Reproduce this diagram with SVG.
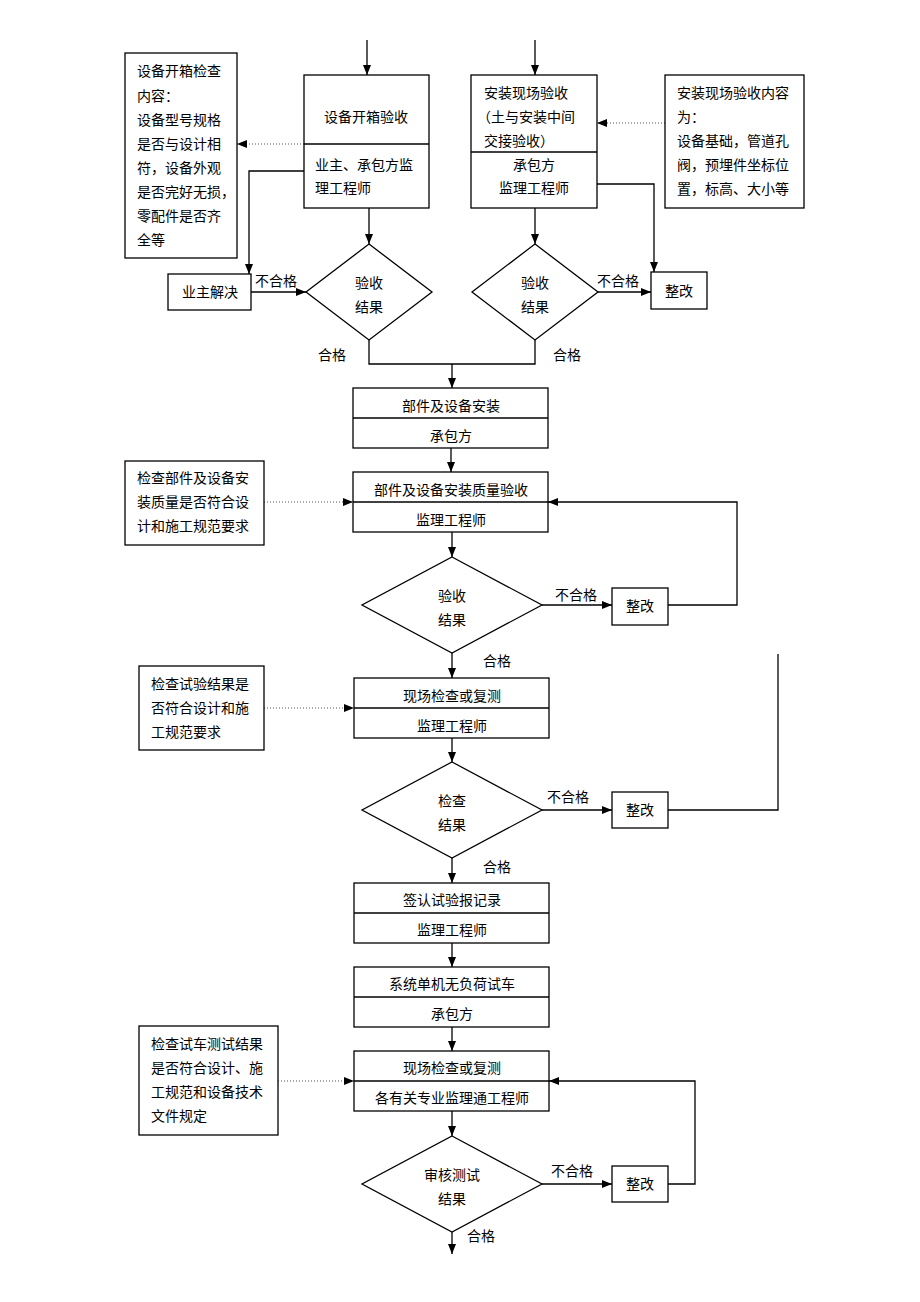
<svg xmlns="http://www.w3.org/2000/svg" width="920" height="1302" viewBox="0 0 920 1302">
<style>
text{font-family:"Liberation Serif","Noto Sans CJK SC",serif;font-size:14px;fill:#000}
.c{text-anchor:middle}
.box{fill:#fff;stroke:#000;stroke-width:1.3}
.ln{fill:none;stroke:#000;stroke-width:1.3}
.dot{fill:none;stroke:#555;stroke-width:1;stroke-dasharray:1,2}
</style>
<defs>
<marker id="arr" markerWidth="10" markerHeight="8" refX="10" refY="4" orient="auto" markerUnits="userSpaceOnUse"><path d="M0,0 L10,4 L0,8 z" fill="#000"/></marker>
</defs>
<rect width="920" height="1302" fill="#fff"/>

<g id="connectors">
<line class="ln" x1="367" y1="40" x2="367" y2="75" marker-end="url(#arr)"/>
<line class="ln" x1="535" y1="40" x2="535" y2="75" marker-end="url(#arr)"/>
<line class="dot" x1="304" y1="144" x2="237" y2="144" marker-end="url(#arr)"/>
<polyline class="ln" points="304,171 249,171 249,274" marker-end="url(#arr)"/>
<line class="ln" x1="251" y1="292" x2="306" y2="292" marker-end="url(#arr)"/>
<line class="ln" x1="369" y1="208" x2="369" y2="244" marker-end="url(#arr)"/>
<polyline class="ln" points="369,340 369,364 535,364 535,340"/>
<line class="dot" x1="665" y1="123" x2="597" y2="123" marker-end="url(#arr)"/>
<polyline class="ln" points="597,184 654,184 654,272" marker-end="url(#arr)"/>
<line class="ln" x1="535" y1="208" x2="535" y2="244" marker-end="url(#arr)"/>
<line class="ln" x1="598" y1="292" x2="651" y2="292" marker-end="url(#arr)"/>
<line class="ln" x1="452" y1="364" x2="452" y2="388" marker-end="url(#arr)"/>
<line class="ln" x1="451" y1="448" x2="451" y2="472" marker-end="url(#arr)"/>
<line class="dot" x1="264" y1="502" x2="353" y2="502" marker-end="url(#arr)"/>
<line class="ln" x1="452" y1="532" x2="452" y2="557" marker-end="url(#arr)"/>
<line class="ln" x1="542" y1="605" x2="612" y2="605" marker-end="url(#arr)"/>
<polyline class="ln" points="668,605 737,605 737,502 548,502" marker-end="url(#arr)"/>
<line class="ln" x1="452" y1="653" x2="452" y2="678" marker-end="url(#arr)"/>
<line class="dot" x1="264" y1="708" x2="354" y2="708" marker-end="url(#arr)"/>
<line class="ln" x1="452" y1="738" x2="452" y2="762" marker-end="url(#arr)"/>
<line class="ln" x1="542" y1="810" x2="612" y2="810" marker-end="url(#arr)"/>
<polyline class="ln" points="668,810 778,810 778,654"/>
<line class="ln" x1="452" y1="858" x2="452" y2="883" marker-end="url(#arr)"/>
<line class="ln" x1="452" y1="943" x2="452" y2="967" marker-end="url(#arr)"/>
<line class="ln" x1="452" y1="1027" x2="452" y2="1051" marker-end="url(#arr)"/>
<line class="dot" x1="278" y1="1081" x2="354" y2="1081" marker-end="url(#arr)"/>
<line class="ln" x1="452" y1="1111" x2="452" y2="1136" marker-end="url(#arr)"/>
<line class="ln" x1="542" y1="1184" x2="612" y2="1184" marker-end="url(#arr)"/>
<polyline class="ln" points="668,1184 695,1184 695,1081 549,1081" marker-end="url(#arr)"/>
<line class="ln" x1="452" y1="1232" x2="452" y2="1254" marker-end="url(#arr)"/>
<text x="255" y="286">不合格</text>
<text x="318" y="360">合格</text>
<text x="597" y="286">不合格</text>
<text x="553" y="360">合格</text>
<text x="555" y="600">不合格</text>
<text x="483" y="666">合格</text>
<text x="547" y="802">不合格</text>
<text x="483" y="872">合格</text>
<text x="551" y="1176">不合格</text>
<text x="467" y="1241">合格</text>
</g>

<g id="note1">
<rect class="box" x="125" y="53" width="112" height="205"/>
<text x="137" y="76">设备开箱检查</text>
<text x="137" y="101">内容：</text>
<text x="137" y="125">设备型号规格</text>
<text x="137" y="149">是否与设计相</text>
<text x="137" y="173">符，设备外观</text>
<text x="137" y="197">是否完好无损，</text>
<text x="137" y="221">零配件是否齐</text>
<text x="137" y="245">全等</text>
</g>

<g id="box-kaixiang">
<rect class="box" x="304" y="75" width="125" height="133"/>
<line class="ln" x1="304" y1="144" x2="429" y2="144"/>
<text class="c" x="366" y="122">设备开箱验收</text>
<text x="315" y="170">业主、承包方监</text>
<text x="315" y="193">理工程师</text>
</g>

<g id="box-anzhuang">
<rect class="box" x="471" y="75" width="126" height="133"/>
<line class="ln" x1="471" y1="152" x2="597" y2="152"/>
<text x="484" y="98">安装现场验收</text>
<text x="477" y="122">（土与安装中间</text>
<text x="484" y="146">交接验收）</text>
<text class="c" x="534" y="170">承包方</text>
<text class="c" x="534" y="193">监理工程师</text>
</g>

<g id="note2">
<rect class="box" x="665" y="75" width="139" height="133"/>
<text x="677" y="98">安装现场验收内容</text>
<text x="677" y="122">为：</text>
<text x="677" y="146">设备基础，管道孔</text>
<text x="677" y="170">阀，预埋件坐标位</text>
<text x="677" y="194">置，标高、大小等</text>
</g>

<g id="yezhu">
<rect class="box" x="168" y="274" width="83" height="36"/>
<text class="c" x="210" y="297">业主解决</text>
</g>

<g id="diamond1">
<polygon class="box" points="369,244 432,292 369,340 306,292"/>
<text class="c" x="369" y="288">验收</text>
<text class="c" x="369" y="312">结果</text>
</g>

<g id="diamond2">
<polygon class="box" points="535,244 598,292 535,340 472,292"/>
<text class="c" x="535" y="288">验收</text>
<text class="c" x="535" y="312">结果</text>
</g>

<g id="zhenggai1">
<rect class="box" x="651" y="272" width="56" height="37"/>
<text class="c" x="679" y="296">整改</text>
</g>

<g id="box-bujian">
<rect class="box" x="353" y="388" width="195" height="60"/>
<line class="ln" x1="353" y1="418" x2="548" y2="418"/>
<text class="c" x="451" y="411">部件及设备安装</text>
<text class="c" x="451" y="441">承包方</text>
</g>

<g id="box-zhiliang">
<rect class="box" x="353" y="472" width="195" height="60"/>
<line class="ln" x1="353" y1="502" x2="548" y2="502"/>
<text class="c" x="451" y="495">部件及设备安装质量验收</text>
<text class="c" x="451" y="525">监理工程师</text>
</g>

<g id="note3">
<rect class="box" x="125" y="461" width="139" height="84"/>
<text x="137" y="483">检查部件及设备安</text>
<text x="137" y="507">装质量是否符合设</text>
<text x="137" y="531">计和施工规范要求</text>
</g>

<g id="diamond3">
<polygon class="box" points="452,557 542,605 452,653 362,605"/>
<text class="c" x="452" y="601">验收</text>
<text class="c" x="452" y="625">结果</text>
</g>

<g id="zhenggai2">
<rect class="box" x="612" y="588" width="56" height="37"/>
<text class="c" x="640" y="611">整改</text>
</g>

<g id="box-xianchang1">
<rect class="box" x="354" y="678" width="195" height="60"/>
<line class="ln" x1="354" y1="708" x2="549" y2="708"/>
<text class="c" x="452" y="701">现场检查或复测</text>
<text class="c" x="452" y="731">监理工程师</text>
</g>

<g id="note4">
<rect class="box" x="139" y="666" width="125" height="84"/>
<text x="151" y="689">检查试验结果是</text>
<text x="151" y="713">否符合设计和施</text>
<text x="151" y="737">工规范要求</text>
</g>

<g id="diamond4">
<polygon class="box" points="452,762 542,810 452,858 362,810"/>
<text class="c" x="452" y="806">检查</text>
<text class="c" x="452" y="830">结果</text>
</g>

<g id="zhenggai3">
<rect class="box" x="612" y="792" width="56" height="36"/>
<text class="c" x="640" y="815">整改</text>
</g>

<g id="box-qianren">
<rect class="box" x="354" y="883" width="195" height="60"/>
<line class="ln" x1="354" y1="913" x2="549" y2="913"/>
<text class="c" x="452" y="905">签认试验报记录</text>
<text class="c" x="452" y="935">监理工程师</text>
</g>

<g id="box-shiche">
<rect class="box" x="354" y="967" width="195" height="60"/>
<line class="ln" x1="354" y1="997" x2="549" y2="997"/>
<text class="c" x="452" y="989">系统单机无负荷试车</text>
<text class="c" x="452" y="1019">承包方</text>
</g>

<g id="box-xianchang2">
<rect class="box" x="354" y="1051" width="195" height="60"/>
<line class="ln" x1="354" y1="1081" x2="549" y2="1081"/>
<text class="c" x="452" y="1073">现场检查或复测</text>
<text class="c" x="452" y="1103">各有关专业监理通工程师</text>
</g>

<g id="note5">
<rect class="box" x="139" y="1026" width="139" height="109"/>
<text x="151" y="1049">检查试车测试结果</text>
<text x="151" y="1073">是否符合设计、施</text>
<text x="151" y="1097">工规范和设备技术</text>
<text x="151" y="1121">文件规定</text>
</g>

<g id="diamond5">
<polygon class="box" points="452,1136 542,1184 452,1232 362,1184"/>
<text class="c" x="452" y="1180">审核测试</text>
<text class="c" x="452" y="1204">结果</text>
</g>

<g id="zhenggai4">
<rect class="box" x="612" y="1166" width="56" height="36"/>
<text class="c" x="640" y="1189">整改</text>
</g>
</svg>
========================================================================
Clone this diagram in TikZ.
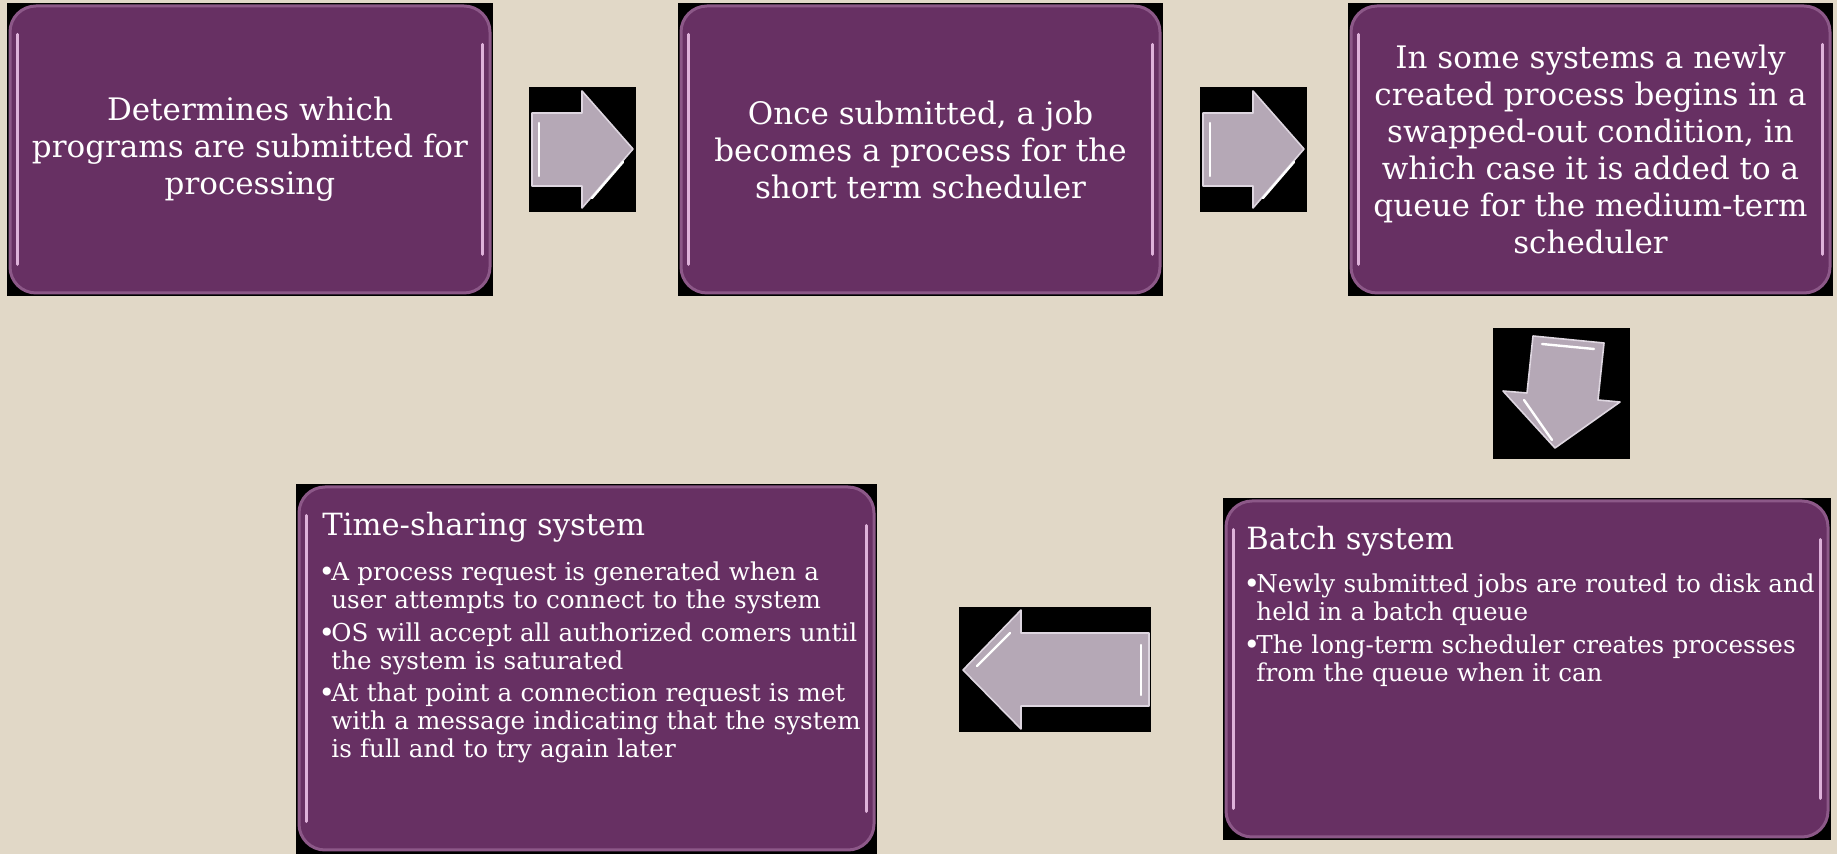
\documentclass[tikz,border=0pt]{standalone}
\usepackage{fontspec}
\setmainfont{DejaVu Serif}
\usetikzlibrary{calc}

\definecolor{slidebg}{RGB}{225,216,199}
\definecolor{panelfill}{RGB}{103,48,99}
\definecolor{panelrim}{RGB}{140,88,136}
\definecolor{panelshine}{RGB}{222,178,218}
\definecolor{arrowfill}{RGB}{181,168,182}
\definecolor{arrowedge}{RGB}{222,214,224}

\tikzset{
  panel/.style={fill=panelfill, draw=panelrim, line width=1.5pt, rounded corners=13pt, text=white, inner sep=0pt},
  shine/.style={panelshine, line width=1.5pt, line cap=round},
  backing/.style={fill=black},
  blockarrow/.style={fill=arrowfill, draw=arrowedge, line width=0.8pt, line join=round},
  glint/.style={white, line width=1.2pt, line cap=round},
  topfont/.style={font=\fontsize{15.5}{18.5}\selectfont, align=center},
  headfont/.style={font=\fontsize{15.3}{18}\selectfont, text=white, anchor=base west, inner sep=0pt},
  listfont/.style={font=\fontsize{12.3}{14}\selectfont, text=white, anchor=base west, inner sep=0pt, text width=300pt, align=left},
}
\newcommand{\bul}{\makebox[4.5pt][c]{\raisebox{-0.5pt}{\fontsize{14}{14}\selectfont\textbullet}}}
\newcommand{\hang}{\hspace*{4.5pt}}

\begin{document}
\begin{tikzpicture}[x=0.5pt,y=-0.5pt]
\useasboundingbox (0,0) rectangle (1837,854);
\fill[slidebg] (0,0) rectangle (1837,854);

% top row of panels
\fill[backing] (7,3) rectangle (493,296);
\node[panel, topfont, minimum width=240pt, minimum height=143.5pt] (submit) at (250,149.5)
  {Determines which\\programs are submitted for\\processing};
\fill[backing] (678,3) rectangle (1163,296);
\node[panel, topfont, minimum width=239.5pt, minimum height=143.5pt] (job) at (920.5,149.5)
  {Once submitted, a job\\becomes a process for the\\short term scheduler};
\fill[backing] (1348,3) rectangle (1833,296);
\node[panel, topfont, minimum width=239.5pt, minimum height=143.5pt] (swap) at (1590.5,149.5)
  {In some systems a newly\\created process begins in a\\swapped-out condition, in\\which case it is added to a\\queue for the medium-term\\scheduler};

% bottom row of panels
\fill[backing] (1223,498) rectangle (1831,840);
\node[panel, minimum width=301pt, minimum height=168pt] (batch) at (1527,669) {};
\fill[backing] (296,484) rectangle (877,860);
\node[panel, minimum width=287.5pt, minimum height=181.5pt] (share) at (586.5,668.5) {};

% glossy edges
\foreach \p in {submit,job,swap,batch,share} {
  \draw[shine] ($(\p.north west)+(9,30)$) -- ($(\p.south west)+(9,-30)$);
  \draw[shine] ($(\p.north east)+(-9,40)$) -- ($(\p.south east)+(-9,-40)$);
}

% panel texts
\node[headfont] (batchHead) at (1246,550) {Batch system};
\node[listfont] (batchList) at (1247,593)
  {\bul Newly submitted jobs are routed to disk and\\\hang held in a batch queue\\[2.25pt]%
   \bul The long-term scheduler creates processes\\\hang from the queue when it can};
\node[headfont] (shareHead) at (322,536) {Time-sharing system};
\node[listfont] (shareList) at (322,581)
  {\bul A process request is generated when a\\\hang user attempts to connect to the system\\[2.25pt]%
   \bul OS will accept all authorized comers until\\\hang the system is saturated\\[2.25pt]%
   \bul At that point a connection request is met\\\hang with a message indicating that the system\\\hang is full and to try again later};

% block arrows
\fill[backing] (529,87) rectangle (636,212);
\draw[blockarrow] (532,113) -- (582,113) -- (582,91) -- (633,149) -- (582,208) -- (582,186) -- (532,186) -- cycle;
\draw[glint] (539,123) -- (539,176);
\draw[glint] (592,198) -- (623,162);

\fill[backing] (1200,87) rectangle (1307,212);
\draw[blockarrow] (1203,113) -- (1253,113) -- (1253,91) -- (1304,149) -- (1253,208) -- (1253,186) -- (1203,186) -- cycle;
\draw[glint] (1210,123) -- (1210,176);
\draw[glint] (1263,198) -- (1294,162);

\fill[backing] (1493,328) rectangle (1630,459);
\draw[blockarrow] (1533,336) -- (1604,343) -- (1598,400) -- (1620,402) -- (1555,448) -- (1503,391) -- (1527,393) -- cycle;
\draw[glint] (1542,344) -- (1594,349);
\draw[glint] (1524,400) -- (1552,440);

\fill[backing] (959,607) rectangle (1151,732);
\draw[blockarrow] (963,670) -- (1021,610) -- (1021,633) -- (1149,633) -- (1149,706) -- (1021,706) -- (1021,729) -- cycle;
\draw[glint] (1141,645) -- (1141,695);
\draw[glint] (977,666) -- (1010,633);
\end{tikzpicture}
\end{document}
========================================================================
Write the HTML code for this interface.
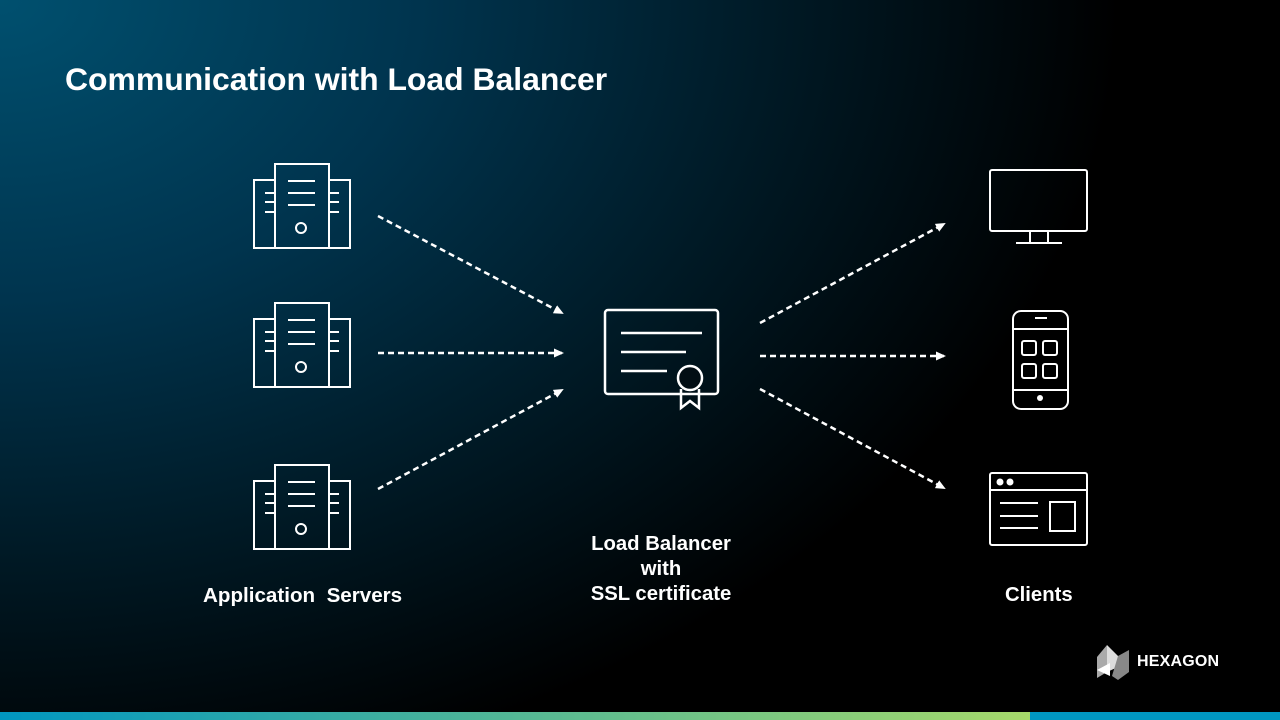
========================================================================
Written exercise
All lines in the data that contain the word "this" should be copied.

Complete output
Reproduce this diagram with SVG.
Clone this diagram in TikZ.
Write the HTML code for this interface.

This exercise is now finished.